As simple as those meters are, one would have expected Nigeria to completely manufacture these meters in the country. This isn’t so because local manufacturers are equally having challenges importing some components from abroad. It is because they are to pay 10 percent duty on all electronic/electrical components imported from abroad for the local production of meters.

From press statements issued by all stakeholders in the power sector, one can see that there is less collaboration among DISCOs, GENCOs, TCN, NBET, NERC and the electricity consumers. They are in business to make profit. Every company is fighting for its survival.

The forensic audit recommended by NERC for the DISCOs has created disharmony among stakeholders in the power sector. DISCOs have gone to court seeking to know why they are to be audited alone. The DISCOs claim they have nothing to hide. They see the selective forensic audit ordered by NERC as an act of victimisation.

There are reports that the FG has set a goal of achieving 7000MW and 11,000 MW of reliable power supply by 2021 and 2023 respectively through a contractual agreement with Messrs Siemens. There are allegations that the FG wants to hand over electricity distribution to Messrs Siemens. The FG has since denied this allegation.

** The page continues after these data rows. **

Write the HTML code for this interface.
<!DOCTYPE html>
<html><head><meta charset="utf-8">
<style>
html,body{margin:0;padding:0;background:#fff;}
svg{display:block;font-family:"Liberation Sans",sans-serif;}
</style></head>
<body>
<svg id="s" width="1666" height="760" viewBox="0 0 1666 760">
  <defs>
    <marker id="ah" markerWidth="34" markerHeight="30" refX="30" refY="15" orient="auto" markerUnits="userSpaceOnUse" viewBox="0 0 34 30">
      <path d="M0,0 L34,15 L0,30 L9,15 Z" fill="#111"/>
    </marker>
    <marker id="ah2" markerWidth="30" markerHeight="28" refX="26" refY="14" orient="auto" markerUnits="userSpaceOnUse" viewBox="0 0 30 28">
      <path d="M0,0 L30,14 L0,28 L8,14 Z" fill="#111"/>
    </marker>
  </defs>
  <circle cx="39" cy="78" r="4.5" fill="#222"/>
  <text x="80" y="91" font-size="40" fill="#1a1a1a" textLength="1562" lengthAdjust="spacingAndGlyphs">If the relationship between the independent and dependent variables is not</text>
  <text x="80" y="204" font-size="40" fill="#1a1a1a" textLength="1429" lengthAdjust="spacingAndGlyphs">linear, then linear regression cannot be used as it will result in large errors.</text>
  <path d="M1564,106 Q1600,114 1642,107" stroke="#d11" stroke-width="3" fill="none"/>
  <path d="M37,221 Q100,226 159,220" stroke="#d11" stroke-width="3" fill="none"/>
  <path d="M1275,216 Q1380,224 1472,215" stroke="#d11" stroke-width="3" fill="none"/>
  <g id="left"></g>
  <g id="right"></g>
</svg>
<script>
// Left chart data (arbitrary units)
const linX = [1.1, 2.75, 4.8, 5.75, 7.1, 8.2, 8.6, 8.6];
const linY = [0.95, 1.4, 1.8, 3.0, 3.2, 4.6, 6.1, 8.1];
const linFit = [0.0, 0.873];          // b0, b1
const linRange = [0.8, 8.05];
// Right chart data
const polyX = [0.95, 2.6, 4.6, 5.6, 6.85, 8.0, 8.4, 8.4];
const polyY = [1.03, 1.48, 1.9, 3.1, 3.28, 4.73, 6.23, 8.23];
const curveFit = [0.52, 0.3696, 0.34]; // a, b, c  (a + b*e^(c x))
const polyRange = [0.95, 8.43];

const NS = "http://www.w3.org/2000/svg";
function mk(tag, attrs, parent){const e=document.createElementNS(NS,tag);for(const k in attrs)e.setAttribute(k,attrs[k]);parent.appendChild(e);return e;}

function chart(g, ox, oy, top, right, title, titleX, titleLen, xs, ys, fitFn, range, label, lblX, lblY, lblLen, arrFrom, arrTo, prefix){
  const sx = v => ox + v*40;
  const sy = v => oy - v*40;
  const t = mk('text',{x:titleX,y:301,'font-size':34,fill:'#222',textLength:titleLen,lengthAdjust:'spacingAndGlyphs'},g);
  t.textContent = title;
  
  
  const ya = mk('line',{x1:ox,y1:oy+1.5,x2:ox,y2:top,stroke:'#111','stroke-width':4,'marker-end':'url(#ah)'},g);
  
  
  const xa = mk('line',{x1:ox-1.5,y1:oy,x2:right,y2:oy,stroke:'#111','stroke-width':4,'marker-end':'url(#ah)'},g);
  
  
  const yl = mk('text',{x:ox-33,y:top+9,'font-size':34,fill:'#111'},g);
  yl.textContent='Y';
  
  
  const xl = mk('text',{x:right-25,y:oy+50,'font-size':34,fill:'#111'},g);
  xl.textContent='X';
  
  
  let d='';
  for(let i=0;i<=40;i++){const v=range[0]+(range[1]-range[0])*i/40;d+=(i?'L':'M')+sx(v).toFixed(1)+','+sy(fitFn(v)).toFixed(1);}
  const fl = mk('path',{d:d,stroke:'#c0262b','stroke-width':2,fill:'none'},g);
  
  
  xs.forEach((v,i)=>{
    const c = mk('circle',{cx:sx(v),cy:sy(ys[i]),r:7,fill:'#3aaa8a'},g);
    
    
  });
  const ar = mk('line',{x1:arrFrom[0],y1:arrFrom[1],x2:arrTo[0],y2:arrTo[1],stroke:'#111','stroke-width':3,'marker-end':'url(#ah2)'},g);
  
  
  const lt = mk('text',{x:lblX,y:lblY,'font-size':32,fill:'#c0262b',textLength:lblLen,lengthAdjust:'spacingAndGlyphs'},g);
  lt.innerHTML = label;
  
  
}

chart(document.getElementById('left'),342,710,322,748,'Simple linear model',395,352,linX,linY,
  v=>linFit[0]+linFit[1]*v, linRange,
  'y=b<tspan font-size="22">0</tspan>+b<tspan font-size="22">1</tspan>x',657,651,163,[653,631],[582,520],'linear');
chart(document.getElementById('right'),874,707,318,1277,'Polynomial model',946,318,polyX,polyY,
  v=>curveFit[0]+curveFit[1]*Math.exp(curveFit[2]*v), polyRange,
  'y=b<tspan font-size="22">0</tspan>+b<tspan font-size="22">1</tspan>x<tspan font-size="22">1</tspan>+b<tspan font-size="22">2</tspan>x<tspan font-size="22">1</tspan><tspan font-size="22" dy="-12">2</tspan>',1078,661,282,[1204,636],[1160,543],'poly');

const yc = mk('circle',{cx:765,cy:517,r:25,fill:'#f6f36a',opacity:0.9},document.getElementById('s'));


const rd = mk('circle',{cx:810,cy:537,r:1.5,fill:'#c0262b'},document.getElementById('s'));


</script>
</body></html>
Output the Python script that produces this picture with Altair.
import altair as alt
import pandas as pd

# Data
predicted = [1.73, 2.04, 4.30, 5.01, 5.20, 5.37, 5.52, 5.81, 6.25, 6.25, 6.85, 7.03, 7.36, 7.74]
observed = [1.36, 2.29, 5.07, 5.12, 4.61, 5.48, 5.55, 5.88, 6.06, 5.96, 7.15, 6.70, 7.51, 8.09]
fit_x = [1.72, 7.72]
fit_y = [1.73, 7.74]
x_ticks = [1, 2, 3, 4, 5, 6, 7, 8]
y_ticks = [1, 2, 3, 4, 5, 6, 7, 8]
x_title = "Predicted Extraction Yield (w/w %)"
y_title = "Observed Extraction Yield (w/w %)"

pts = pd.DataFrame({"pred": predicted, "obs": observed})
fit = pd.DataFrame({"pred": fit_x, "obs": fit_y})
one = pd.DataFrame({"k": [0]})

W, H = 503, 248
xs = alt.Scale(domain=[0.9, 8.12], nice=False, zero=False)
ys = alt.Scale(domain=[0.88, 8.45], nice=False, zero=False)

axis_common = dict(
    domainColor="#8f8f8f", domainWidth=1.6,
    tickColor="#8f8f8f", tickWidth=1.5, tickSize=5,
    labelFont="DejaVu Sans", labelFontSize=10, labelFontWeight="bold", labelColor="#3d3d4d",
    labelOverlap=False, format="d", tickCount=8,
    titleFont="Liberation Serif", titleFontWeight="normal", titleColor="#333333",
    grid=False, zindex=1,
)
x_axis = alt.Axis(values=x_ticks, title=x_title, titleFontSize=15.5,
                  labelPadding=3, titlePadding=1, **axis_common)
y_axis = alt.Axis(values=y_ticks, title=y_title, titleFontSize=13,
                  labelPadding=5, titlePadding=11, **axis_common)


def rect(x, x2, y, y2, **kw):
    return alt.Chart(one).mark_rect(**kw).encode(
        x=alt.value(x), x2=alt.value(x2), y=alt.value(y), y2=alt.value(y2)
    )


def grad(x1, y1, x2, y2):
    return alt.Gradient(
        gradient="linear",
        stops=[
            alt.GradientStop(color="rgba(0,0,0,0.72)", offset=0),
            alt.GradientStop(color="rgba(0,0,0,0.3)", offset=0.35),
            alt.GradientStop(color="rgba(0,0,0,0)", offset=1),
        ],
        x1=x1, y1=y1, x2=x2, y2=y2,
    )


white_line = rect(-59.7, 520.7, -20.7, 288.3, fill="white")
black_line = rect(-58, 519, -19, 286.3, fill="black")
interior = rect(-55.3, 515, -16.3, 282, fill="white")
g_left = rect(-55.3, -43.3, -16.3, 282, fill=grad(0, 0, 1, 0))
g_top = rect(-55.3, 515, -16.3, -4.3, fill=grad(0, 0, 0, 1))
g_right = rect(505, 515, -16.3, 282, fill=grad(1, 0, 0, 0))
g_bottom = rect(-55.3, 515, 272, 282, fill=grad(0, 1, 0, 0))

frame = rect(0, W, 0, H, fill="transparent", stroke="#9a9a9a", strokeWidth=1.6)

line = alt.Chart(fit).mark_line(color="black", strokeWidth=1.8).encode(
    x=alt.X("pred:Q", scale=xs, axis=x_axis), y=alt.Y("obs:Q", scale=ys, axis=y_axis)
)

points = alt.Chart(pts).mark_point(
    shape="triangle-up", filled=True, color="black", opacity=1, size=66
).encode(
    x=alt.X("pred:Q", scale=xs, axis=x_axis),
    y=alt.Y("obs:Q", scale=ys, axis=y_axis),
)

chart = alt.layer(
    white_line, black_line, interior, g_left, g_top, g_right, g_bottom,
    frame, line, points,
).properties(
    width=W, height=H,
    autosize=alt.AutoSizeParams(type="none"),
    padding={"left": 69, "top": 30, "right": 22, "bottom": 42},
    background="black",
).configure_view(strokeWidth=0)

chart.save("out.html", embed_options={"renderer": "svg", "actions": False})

The foundation on which the “privatisation” of PHCN was built is weak. To solve the complex web of problems in the power sector, there will be need for more investments. But which investor will invest in a power sector that doesn’t generate appropriate revenues from electricity supplied to most consumers? The power sector is neck-deep in debt!

In summary, this is the time to carry out a complete overhaul of the power sector in Nigeria. If we fail to overhaul the sector now, the country will keep losing huge sums of money, move from darkness to darkness; and the cycle of poverty will continue in a sustained fashion. Mr President, over to you sir! Thank you!